Le président: Pour le moment, nous n'avons rien de prévu pour jeudi après-midi.

Monsieur Penson, vous ne dites pas que vous croyez que si nous pouvions préparer quelque chose d'ici jeudi...

M. Penson: Je crains que si nous voulions convoquer des témoins... Monsieur le président, je ne crois pas qu'on puisse tout simplement leur téléphoner et leur demander de venir ici jeudi après-midi. On est mardi après-midi et...

Le président: Oui, je comprends.

M. Penson: Nous n'habitons pas tous Montréal.

Le président: Non, je comprends.

M. Bergeron: Je le sais, mais ne tenez pas pour acquis qu'ils ne viendront pas.

M. LeBlanc: Ils ne sont pas obligés de venir à Ottawa; nous avons les vidéoconférences. C'est la raison pour laquelle cette technologie a été conçue.

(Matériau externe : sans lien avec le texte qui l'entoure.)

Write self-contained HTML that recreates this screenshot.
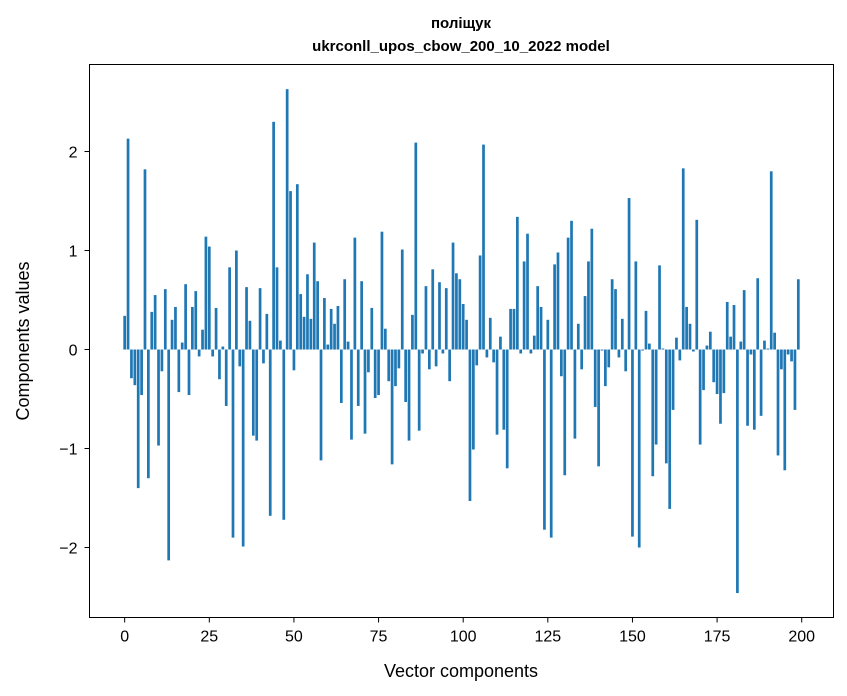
<!DOCTYPE html>
<html><head><meta charset="utf-8"><style>
html,body{margin:0;padding:0;background:#fff;}
svg{display:block;font-family:"Liberation Sans","DejaVu Sans",sans-serif;}
</style></head><body>
<svg id="chart" width="847" height="696" viewBox="0 0 847 696" xmlns="http://www.w3.org/2000/svg">
<rect x="0" y="0" width="847" height="696" fill="#fff"/>
<text x="461" y="28" text-anchor="middle" font-size="15" font-weight="bold">поліщук</text>
<text x="461" y="51" text-anchor="middle" font-size="15" font-weight="bold">ukrconll_upos_cbow_200_10_2022 model</text>
<g id="bars"></g>
<g id="xticks"></g>
<g id="yticks"></g>
<rect x="89.5" y="64.5" width="744" height="553" fill="none" stroke="#000" stroke-width="1"/>
<text x="461" y="677" text-anchor="middle" font-size="18">Vector components</text>
<text transform="translate(29,341) rotate(-90)" text-anchor="middle" font-size="18">Components values</text>
</svg>
<script>
const values = [0.34,2.13,-0.29,-0.36,-1.40,-0.46,1.82,-1.30,0.38,0.55,
-0.97,-0.22,0.61,-2.13,0.30,0.43,-0.43,0.07,0.66,-0.46,
0.43,0.59,-0.07,0.20,1.14,1.04,-0.07,0.42,-0.30,0.03,
-0.57,0.83,-1.90,1.00,-0.17,-1.99,0.63,0.29,-0.87,-0.92,
0.62,-0.14,0.36,-1.68,2.30,0.83,0.09,-1.72,2.63,1.60,
-0.21,1.67,0.56,0.33,0.76,0.31,1.08,0.69,-1.12,0.52,
0.05,0.41,0.26,0.44,-0.54,0.71,0.08,-0.91,1.13,-0.57,
0.69,-0.85,-0.23,0.42,-0.49,-0.46,1.19,0.21,-0.32,-1.16,
-0.37,-0.19,1.01,-0.53,-0.92,0.35,2.09,-0.82,-0.04,0.64,
-0.20,0.81,-0.17,0.68,-0.04,0.62,-0.32,1.08,0.77,0.71,
0.46,0.30,-1.53,-1.01,-0.16,0.95,2.07,-0.08,0.32,-0.13,
-0.86,0.13,-0.81,-1.20,0.41,0.41,1.34,-0.04,0.89,1.17,
-0.04,0.14,0.64,0.43,-1.82,0.30,-1.90,0.86,0.98,-0.27,
-1.27,1.13,1.30,-0.90,0.26,-0.20,0.54,0.89,1.22,-0.58,
-1.18,-0.01,-0.37,-0.18,0.71,0.61,-0.08,0.31,-0.22,1.53,
-1.89,0.89,-2.00,-0.01,0.39,0.06,-1.28,-0.96,0.85,0.01,
-1.15,-1.61,-0.61,0.12,-0.11,1.83,0.43,0.26,-0.02,1.31,
-0.96,-0.41,0.04,0.18,-0.33,-0.45,-0.75,-0.44,0.48,0.13,
0.45,-2.46,0.08,0.60,-0.77,-0.05,-0.81,0.72,-0.67,0.09,
0.01,1.80,0.17,-1.07,-0.20,-1.22,-0.05,-0.12,-0.61,0.71];
const xTickLabels = [0,25,50,75,100,125,150,175,200];
const yTickLabels = [-2,-1,0,1,2];

const L=89.5,R=833.5,T=64.5,B=617.5;
const xMin=-10.39,xMax=209.39,yMin=-2.707,yMax=2.879;
const xs=v=>L+(v-xMin)/(xMax-xMin)*(R-L);
const ys=v=>B-(v-yMin)/(yMax-yMin)*(B-T);
const NS="http://www.w3.org/2000/svg";
const barsG=document.getElementById('bars');
values.forEach((v,i)=>{
  const r=document.createElementNS(NS,'rect');
  const x0=xs(i-0.4),x1=xs(i+0.4);
  const y0=ys(Math.max(v,0)),y1=ys(Math.min(v,0));
  r.setAttribute('x',x0);r.setAttribute('width',x1-x0);
  r.setAttribute('y',y0);r.setAttribute('height',Math.max(y1-y0,0.01));
  r.setAttribute('fill','#1f77b4');
  
  
  barsG.appendChild(r);
});
const xg=document.getElementById('xticks');
xTickLabels.forEach(t=>{
  const x=xs(t);
  const l=document.createElementNS(NS,'line');
  l.setAttribute('x1',x);l.setAttribute('x2',x);l.setAttribute('y1',B);l.setAttribute('y2',B+5);
  l.setAttribute('stroke','#000');
  
  
  xg.appendChild(l);
  const tx=document.createElementNS(NS,'text');
  tx.setAttribute('x',x);tx.setAttribute('y',B+24);tx.setAttribute('text-anchor','middle');tx.setAttribute('font-size','16');
  tx.textContent=String(t);
  
  
  xg.appendChild(tx);
});
const yg=document.getElementById('yticks');
yTickLabels.forEach(t=>{
  const y=ys(t);
  const l=document.createElementNS(NS,'line');
  l.setAttribute('x1',L-5);l.setAttribute('x2',L);l.setAttribute('y1',y);l.setAttribute('y2',y);
  l.setAttribute('stroke','#000');
  
  
  yg.appendChild(l);
  const tx=document.createElementNS(NS,'text');
  tx.setAttribute('x',L-12);tx.setAttribute('y',y+6);tx.setAttribute('text-anchor','end');tx.setAttribute('font-size','16');
  tx.textContent=(t<0?'\u2212':'')+Math.abs(t);
  
  
  yg.appendChild(tx);
});
</script>
</body></html>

Le président: Que pensez-vous d'une vidéoconférence? Plusieurs d'entre eux n'auraient-ils pas des représentants du secteur? Ne pourriez-vous pas convoquer un porte-parole du secteur qui serait à Ottawa pour parler au nom de ce secteur.

M. Penson: Je crois qu'un des problèmes, monsieur le président, est que les ministères ont parlé à certains porte-parole qui ont parlé au nom de l'ensemble du secteur. Dans la réponse du ministère, je crois que vous constaterez que plusieurs sociétés n'ont jamais été consultées par leurs associations; ils ne sont pas du tout satisfaits de cet accord qui ne leur est pas favorable.

Le président: Il est, bien sûr, évident qu'il n'y a pas toujours unanimité au sein de ces associations.

Je crois que nous avons fait tout notre possible pour le moment.

M. Penson: D'accord.

Le président: La séance est levée jusqu'à 9 heures jeudi.